Were there any bands that you felt had the right approach to the media?

Matt: "We were thinking bands like The Coral, they have a good profile."

Jamie: "Oasis, but they were totally different. They could do it but we couldn't do that."

Matt: "It's like Kasabian. . ."

Jamie: "Yeah, he can do it. If we did it like that all our mates would be like, 'What are you doing?'" How have you grown musically since forming?

Matt: "When we formed the band that's when we started playing. We were 16. We're still getting better, still learning new things. When we went back into the studio this time we realised we were much better."

Jamie: "Yeah, we've all come on even just with our knowledge of stuff. Me and Alex used to just have a distortion pedal each. You meet people you like and ask them stuff and they tell you all this technical stuff and I don't really know. The first album were much more straightforward. We just did it in 15 days and this one we had three months."

And you are always writing songs?

Matt: "We had time. A lot of people are always asking us about that but I suppose if you're a songwriter that's what you do. You don't just think, 'Oh I've got to make an album.'" As sound starts to come from the stage the boys start shuffling in their chairs.

Do you want to go out and see The Coral?

Jamie: "Yeah, if you don't mind."

What time is it on at?

Jamie: "Quarter past six."

What time is it now?

Matt: "Ten past, they must be on early."

Oh go on so.

Jamie: "Sound."

Young punks

ON the back of next to no radio play, the Arctic Monkeys have become the biggest young band around.
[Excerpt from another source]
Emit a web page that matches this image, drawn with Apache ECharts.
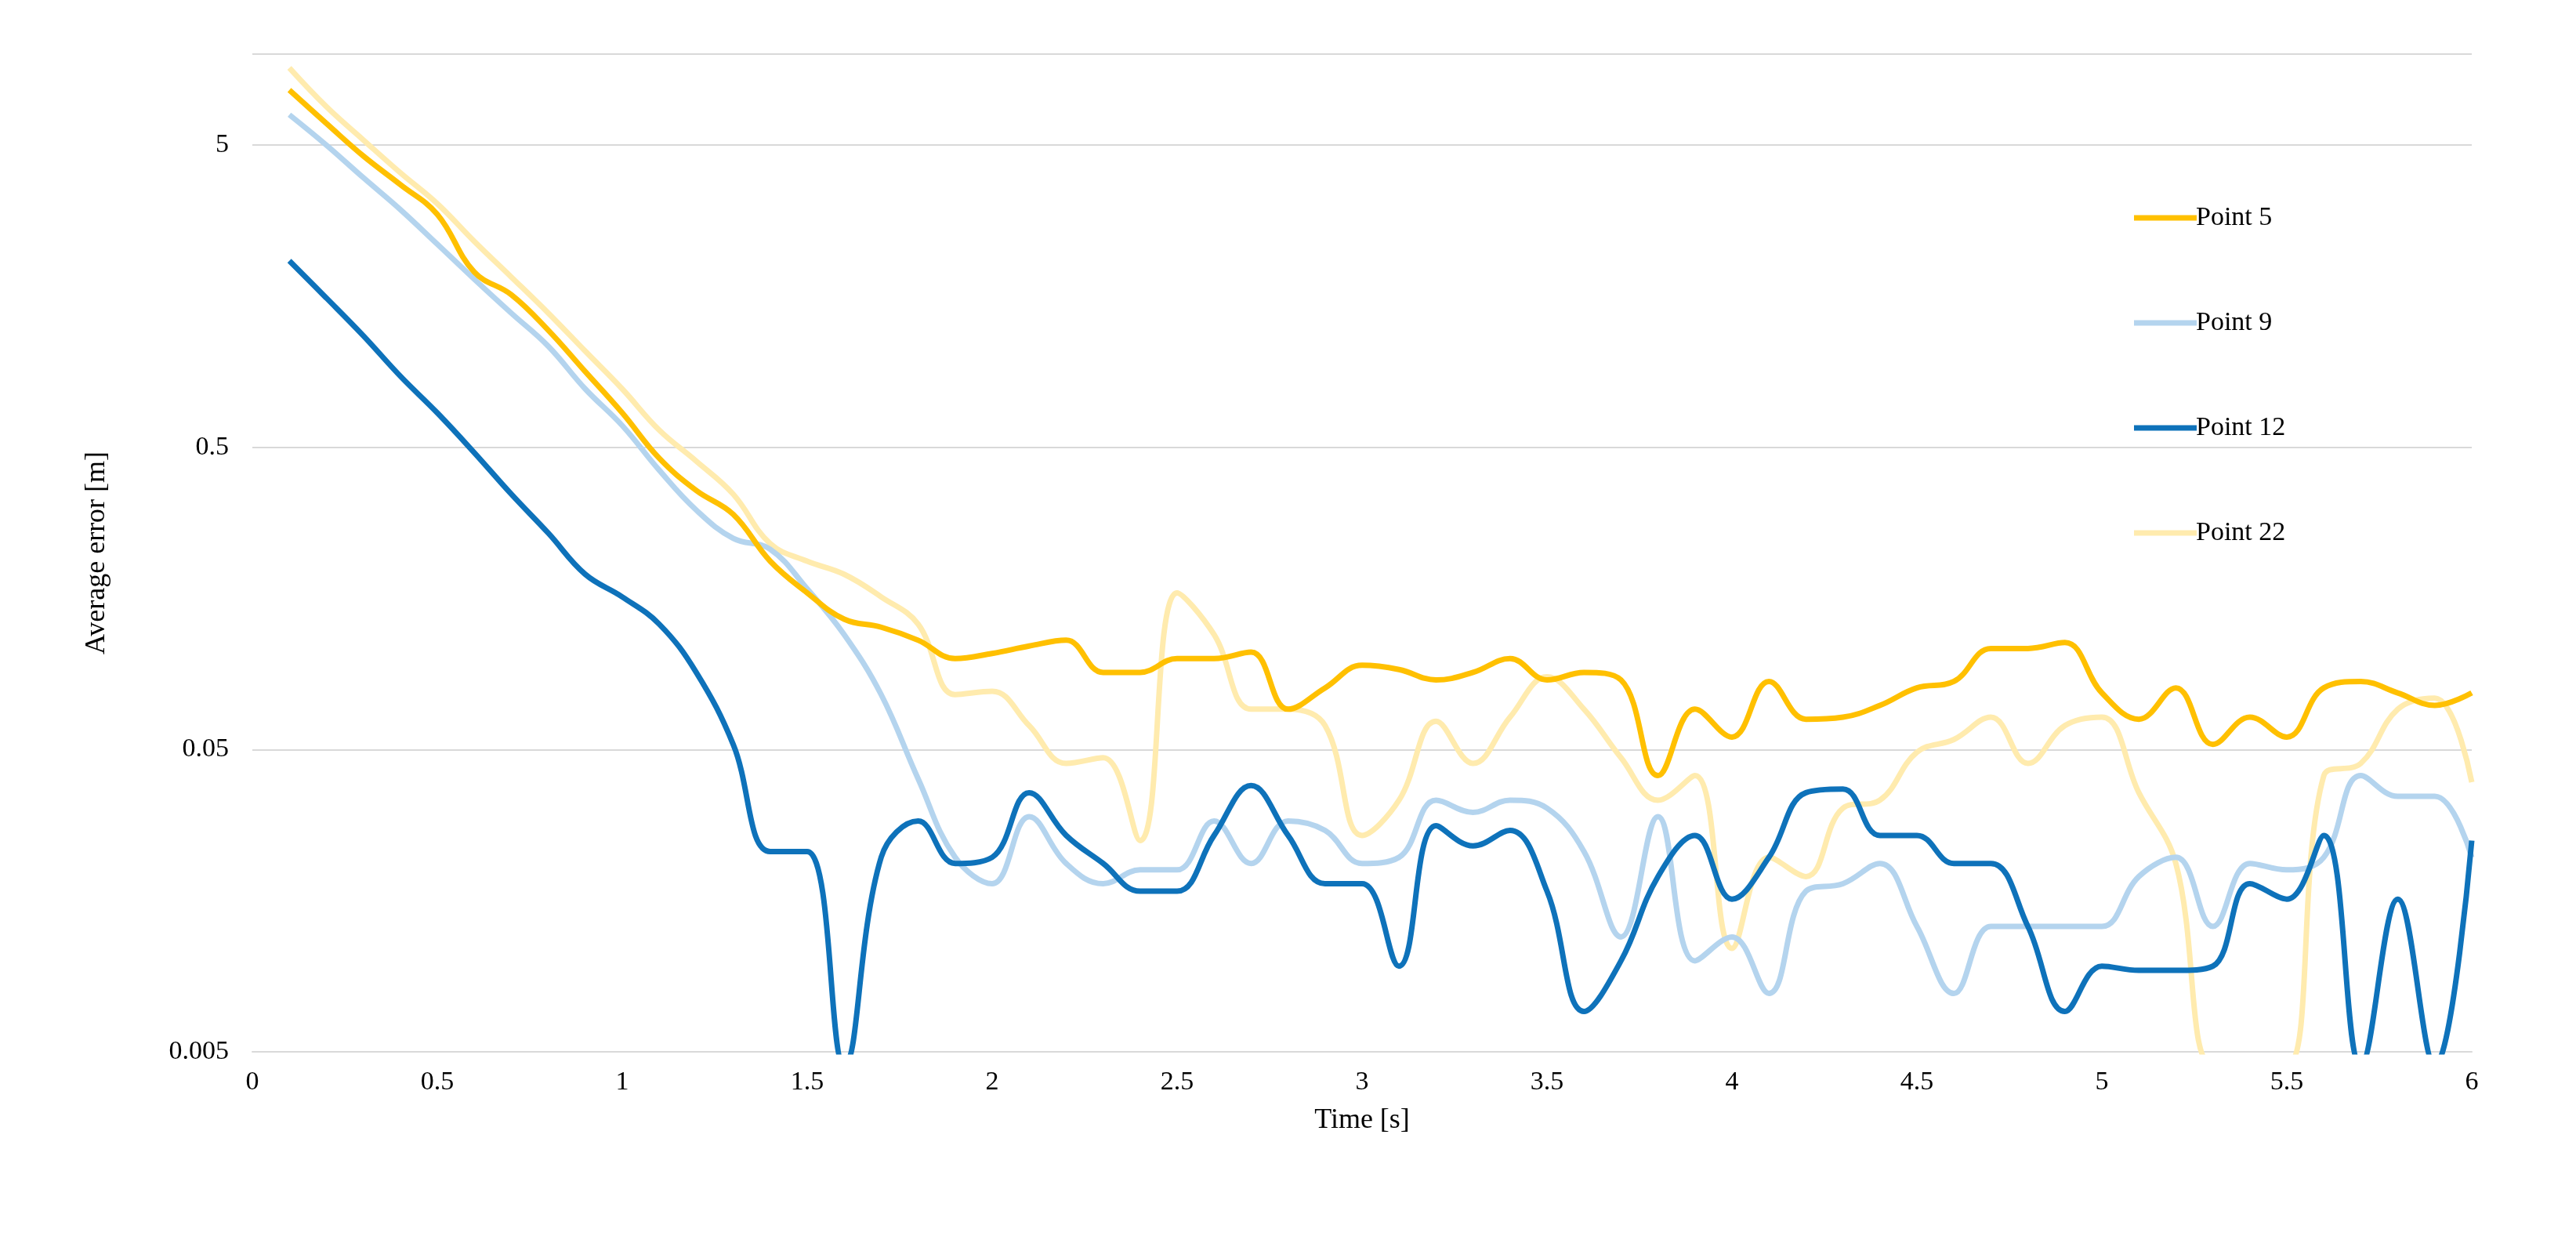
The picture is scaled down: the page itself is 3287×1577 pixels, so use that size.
<!DOCTYPE html>
<html>
<head>
<meta charset="utf-8">
<script src="https://cdn.jsdelivr.net/npm/echarts@6/dist/echarts.min.js"></script>
<style>html,body{margin:0;background:#fff}#c{width:3287px;height:1577px}</style>
</head>
<body>
<div id="c"></div>
<script>
const times = []
for (let i = 1; i <= 60; i++) times.push(+(i / 10).toFixed(1))

// values, one per 0.1 s
const point5 = [7.6,5.9,4.6,3.7,2.95,1.9,1.6,1.22,0.89,0.65,0.46,0.36,0.30,0.21,0.165,0.135,0.127,0.115,0.1,0.104,
  0.11,0.115,0.09,0.09,0.1,0.1,0.105,0.068,0.08,0.095,0.092,0.085,0.09,0.1,0.085,0.09,0.085,0.041,0.068,0.055,
  0.084,0.063,0.064,0.07,0.08,0.084,0.108,0.108,0.113,0.077,0.063,0.08,0.052,0.064,0.055,0.08,0.084,0.077,0.07,0.077]
const point9 = [6.3,5,3.9,3.06,2.35,1.8,1.39,1.08,0.78,0.59,0.42,0.31,0.25,0.23,0.17,0.12,0.076,0.04,0.022,0.018,
  0.03,0.021,0.018,0.02,0.02,0.029,0.021,0.029,0.027,0.021,0.022,0.034,0.031,0.034,0.032,0.023,0.012,0.03,0.01,0.012,
  0.0078,0.017,0.018,0.021,0.013,0.0078,0.013,0.013,0.013,0.013,0.019,0.022,0.013,0.021,0.02,0.022,0.041,0.035,0.035,0.022]
const point12 = [2.07,1.56,1.17,0.86,0.65,0.48,0.35,0.26,0.19,0.16,0.13,0.09,0.052,0.023,0.023,0.0045,0.022,0.029,0.021,0.022,
  0.036,0.026,0.021,0.017,0.017,0.026,0.038,0.026,0.018,0.018,0.0096,0.028,0.024,0.027,0.017,0.0068,0.01,0.019,0.026,0.016,
  0.022,0.036,0.037,0.026,0.026,0.021,0.021,0.013,0.0068,0.0096,0.0093,0.0093,0.0096,0.018,0.016,0.026,0.0045,0.016,0.0045,0.025]
const point22 = [9.0,6.7,5.2,4.05,3.2,2.4,1.83,1.39,1.04,0.78,0.57,0.45,0.35,0.24,0.21,0.19,0.16,0.13,0.076,0.078,
  0.06,0.045,0.047,0.025,0.165,0.12,0.068,0.068,0.06,0.026,0.034,0.062,0.045,0.064,0.087,0.068,0.047,0.034,0.041,0.011,
  0.022,0.019,0.032,0.034,0.049,0.054,0.064,0.045,0.06,0.064,0.036,0.021,0.0045,0.0045,0.0045,0.041,0.045,0.068,0.074,0.039]

// y axis: decades counted from 0.005 (ticks 0.005, 0.05, 0.5, 5)
const yBase = 0.005
const yMax = 10
const toY = v => Math.log10(v / yBase)

const font = 'Liberation Serif'
const pair = (ys) => times.map((t, i) => [t, toY(ys[i])])
const line = (name, ys, color, z) => ({
  name, type: 'line', data: pair(ys), smooth: 0.4, symbol: 'none', clip: true, z,
  lineStyle: { color, width: 7 }, itemStyle: { color }
})

const chart = echarts.init(document.getElementById('c'))
chart.setOption({
  backgroundColor: '#fff',
  animation: false,
  grid: { left: 322, right: 133, top: 69, bottom: 235 },
  legend: {
    orient: 'vertical', left: 2718, top: 256, itemGap: 100, itemWidth: 80, itemHeight: 7,
    icon: 'rect',
    textStyle: { fontFamily: font, fontSize: 34, color: '#000', padding: [0, 0, 0, -6] },
    data: ['Point 5', 'Point 9', 'Point 12', 'Point 22']
  },
  xAxis: {
    type: 'value', min: 0, max: 6, interval: 0.5,
    name: 'Time [s]', nameLocation: 'middle', nameGap: 70,
    nameTextStyle: { fontFamily: font, fontSize: 36, color: '#000' },
    axisLine: { lineStyle: { color: '#d9d9d9', width: 2 } },
    axisTick: { show: false }, splitLine: { show: false },
    axisLabel: { fontFamily: font, fontSize: 34, color: '#000', margin: 22 }
  },
  yAxis: {
    type: 'value', min: 0, max: toY(yMax), interval: 1,
    name: 'Average error [m]', nameLocation: 'middle', nameGap: 180,
    nameTextStyle: { fontFamily: font, fontSize: 36, color: '#000' },
    axisLine: { show: false }, axisTick: { show: false },
    splitLine: { lineStyle: { color: '#d9d9d9', width: 2 } },
    axisLabel: { fontFamily: font, fontSize: 34, color: '#000', margin: 30, showMaxLabel: false,
      formatter: v => Math.abs(v - Math.round(v)) < 1e-6 ? String(+(yBase * Math.pow(10, v)).toPrecision(3)) : '' }
  },
  series: [
    line('Point 22', point22, '#FFEBAE', 1),
    line('Point 9', point9, '#B4D4EE', 2),
    line('Point 12', point12, '#0E72BA', 3),
    line('Point 5', point5, '#FFC000', 4)
  ]
})
</script>
</body>
</html>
And yet they have no hits. No 'Wonderwall', no 'Live Forever', no 'Champagne Supernova'; their music is far more left of centre and innovative than anything Oasis ever did. In short, it is punk rock, in the way The Clash were punk rock.

There is no emphasis on writing the perfect pop song. They are uninterested in fame or celebrity, are not competitive with other bands and consider having an image anathema. "Don't Believe The Hype" is still emblazoned on the MySpace page their first fans set up; they don't want to 'sell out'. As indie rock has moved further and further into the mainstream it is the remaining eddy currents of the genre that are left to occupy the popular consciousness and an important part of indie rock is that it requires a bit of an effort to 'get it'.
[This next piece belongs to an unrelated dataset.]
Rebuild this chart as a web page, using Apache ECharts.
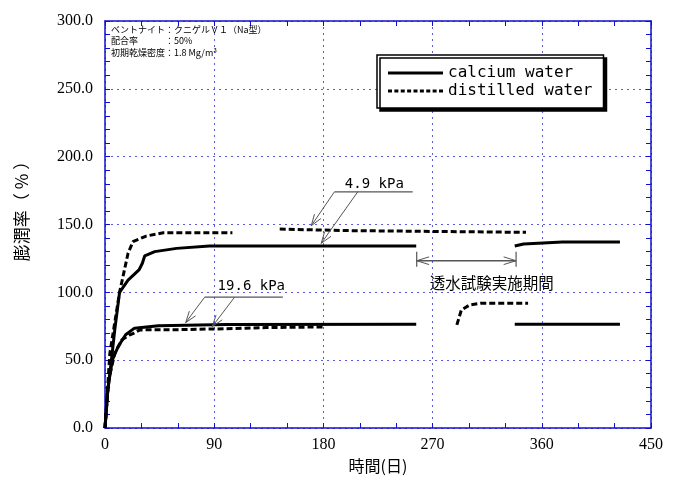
<!DOCTYPE html>
<html><head><meta charset="utf-8">
<script src="https://cdn.jsdelivr.net/npm/echarts@6/dist/echarts.min.js"></script>
<style>html,body{margin:0;padding:0;background:#fff}#c{width:682px;height:482px}</style>
</head><body><div id="c"></div>
<script>
// ---- data (days, swelling %) ----
const xTicks = [0, 90, 180, 270, 360, 450];
const yTicks = [0, 50, 100, 150, 200, 250, 300];
const seriesNames = ['calcium water', 'distilled water'];

const calcium49a = [[0,0],[2,25],[5.3,50],[8,72],[12,100],[19,109],[28,116.5],[30.8,121.4],[32.7,126.8],[41,130],[59,132.4],[86,134.1],[256.5,134.1]];
const calcium49b = [[337.7,134.1],[345,135.6],[377,137.1],[424.4,137.1]];
const calcium196a = [[0,0],[2.5,30],[6,50],[10.8,60],[17,68.7],[24.3,73.6],[44,75.3],[100,76.2],[256.5,76.5]];
const calcium196b = [[337.7,76.5],[424.4,76.5]];
const distilled49a = [[0,0],[4,55],[12,100],[15.4,114],[19,128.8],[23,137.3],[34,141.5],[48,143.9],[105,144]];
const distilled49b = [[144,146.6],[200,145.5],[260,145],[347,144.2]];
const distilled196a = [[0,0],[3,35],[8,55],[14,65],[20,68.5],[24,70],[28.8,72.3],[60,72.5],[90,73],[133,74],[180,74.5]];
const distilled196b = [[290,76],[293.7,87],[300.6,90.7],[310,92],[348.7,92]];

// ---- annotation anchors (data units) ----
const label49 = {text:'4.9 kPa', pos:[222,179.8], bar:[[189.1,174.1],[253.6,174.1]],
  arrows:[[[189.1,174.1],[170,149.1]],[[208.3,174.1],[178.2,136.1]]]};
const label196 = {text:'19.6 kPa', pos:[120.6,104.7], bar:[[82.1,96.4],[146.6,96.4]],
  arrows:[[[82.1,96.4],[66.5,77.7]],[[106.8,96.4],[88.4,74.8]]]};
const periodText = '透水試験実施期間';
const periodRange = [256.9, 338.8];
const periodY = 123.3, periodBar = [118.9, 130];
const periodLabelPos = [318.8, 107.1];

const infoLines = ['ベントナイト：クニゲルＶ１（Na型）', '配合率　　　：50%', '初期乾燥密度：1.8 Mg/m³'];

const AX = '#1010cc';
const GRIDC = '#5a5ae6';

function mk(name, data, dashed) {
  return {
    type: 'line', name: name, data: data, showSymbol: false, symbol: 'none',
    smooth: false, animation: false,
    lineStyle: {color: '#000', width: 3, type: dashed ? [6, 3] : 'solid'},
    itemStyle: {color: '#000'}, z: 5
  };
}

// legend icons: a solid bar and a dashed bar
const solidIcon = 'path://M0,0H55V3H0Z';
let dashIcon = 'path://';
for (let i = 0; i < 9; i++) dashIcon += 'M' + (i * 6.4) + ',0h4v3h-4Z';

const chart = echarts.init(document.getElementById('c'), null, {renderer: 'canvas'});
const tickFont = {fontFamily: 'Liberation Serif', fontSize: 16, color: '#000'};

chart.setOption({
  animation: false,
  backgroundColor: '#fff',
  grid: {left: 105, right: 31, top: 21, bottom: 54},
  legend: {
    orient: 'vertical', left: 377, top: 55,
    backgroundColor: '#fff', borderColor: '#000', borderWidth: 1.5,
    shadowColor: '#000', shadowOffsetX: 3, shadowOffsetY: 3, shadowBlur: 0,
    padding: [9, 11, 8, 11], itemGap: 0, itemWidth: 55, itemHeight: 3,
    textStyle: {fontFamily: 'DejaVu Sans Mono', fontSize: 16, color: '#000', lineHeight: 18},
    itemStyle: {color: '#000', borderWidth: 0},
    data: [
      {name: seriesNames[0], icon: solidIcon},
      {name: seriesNames[1], icon: dashIcon}
    ]
  },
  xAxis: [{
    type: 'value', min: xTicks[0], max: xTicks[xTicks.length - 1], interval: 90,
    name: '時間(日)', nameLocation: 'middle', nameGap: 29,
    nameTextStyle: {fontFamily: 'Noto Sans CJK JP', fontSize: 16, color: '#000'},
    axisLine: {show: true, onZero: false, lineStyle: {color: AX, width: 1.5}},
    axisTick: {show: true, inside: true, length: 5, lineStyle: {color: AX}},
    minorTick: {show: true, splitNumber: 3, length: 5, lineStyle: {color: AX}},
    axisLabel: Object.assign({margin: 9}, tickFont),
    splitLine: {show: true, lineStyle: {color: GRIDC, type: [2, 4], width: 1}}
  }, {
    type: 'value', position: 'top', min: 0, max: 450, interval: 90,
    axisLine: {show: true, onZero: false, lineStyle: {color: AX, width: 1.5}},
    axisTick: {show: true, inside: true, length: 5, lineStyle: {color: AX}},
    minorTick: {show: true, splitNumber: 3, length: 5, lineStyle: {color: AX}},
    axisLabel: {show: false}, splitLine: {show: false}
  }],
  yAxis: [{
    type: 'value', min: yTicks[0], max: yTicks[yTicks.length - 1], interval: 50,
    axisLine: {show: true, onZero: false, lineStyle: {color: AX, width: 1.5}},
    axisTick: {show: true, inside: true, length: 5, lineStyle: {color: AX}},
    minorTick: {show: true, splitNumber: 5, length: 5, lineStyle: {color: AX}},
    axisLabel: Object.assign({margin: 12, formatter: v => v.toFixed(1)}, tickFont),
    splitLine: {show: true, lineStyle: {color: GRIDC, type: [2, 4], width: 1}}
  }, {
    type: 'value', position: 'right', min: 0, max: 300, interval: 50,
    axisLine: {show: true, onZero: false, lineStyle: {color: AX, width: 1.5}},
    axisTick: {show: true, inside: true, length: 5, lineStyle: {color: AX}},
    minorTick: {show: true, splitNumber: 5, length: 5, lineStyle: {color: AX}},
    axisLabel: {show: false}, splitLine: {show: false}
  }],
  series: [
    mk(seriesNames[0], calcium49a, false),
    mk(seriesNames[0], calcium49b, false),
    mk(seriesNames[0], calcium196a, false),
    mk(seriesNames[0], calcium196b, false),
    mk(seriesNames[1], distilled49a, true),
    mk(seriesNames[1], distilled49b, true),
    mk(seriesNames[1], distilled196a, true),
    mk(seriesNames[1], distilled196b, true)
  ]
});

// ---- annotations, positioned via the chart's own scales ----
const P = p => chart.convertToPixel({gridIndex: 0}, p);
const ANN = '#555';
const els = [];
function line(a, b, w) {
  els.push({type: 'line', z: 10, shape: {x1: a[0], y1: a[1], x2: b[0], y2: b[1]},
    style: {stroke: ANN, lineWidth: w || 1}});
}
function head(from, tip, len, ang) {
  const dx = from[0] - tip[0], dy = from[1] - tip[1];
  const a = Math.atan2(dy, dx);
  [ang, -ang].forEach(s => {
    line(tip, [tip[0] + len * Math.cos(a + s), tip[1] + len * Math.sin(a + s)], 1);
  });
}
function txt(str, p, font, size) {
  els.push({type: 'text', z: 10, x: p[0], y: p[1],
    style: {text: str, fill: '#000', font: size + 'px "' + font + '"', textAlign: 'center', textVerticalAlign: 'middle'}});
}
[label49, label196].forEach(L => {
  const b0 = P(L.bar[0]), b1 = P(L.bar[1]);
  line(b0, b1, 1.2);
  L.arrows.forEach(ar => {
    const s = P(ar[0]), e = P(ar[1]);
    line(s, e, 1);
    head(s, e, 12, 0.33);
  });
  txt(L.text, P(L.pos), 'DejaVu Sans Mono', 14);
});
{
  const a = P([periodRange[0], periodY]), b = P([periodRange[1], periodY]);
  line(a, b, 1.5);
  head(b, a, 13, 0.3);
  head(a, b, 13, 0.3);
  const t0 = P([periodRange[0], periodBar[0]])[1], t1 = P([periodRange[0], periodBar[1]])[1];
  line([a[0], t0], [a[0], t1], 1.2);
  line([b[0], t0], [b[0], t1], 1.2);
  txt(periodText, P(periodLabelPos), 'Noto Sans CJK JP', 15.5);
}
infoLines.forEach((s, i) => {
  els.push({type: 'text', z: 10, x: 111, y: [30, 41, 53][i],
    style: {text: s, fill: '#000', font: '9px "Noto Sans CJK JP"', textAlign: 'left', textVerticalAlign: 'middle'}});
});
els.push({type: 'text', z: 10, x: 22, y: 207, rotation: Math.PI / 2,
  style: {text: '膨潤率（ % ）', fill: '#000', font: '17px "Noto Sans CJK JP"', textAlign: 'center', textVerticalAlign: 'middle'}});
chart.setOption({graphic: {elements: els}});
</script>
</body></html>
Favourite Worst Nightmare is almost the perfect follow-up. It's hard and fast yet speckled with moments of vulnerability.

The worst any critic has accused Alex Turner of is being arrogant, mainly due to the band's unwillingness to do interviews and for writing songs about seeming plebs like in the single 'Brianstorm'. The band, incidentally, chose that as the album's lead single precisely because it wouldn't be a commercial success. That takes some guts . . . and belief. Turner's wordsmithery is also mature beyond his years.

A blend of rap and northern, kitchensink crooning, it is less the subject matter and more the delivery that beguiles. His enveloping couplets at times almost form another, separate, instrument. Some of the new songs reveal the personal side of the boy, although he may claim different.

'Do me a Favour' sounds like a bitter look back in anger at a lost love, while the closest song to an anthem, '505', is more Morrissey than Noel Gallagher. Indeed sometimes the Moz-isms are scarily apparent, from fatalist tales of romance at the steering wheel to repressed feelings in urban nowhereville. But of course if you put any of this to the band they'd just tell you to f**k off. Nice and politely, mind.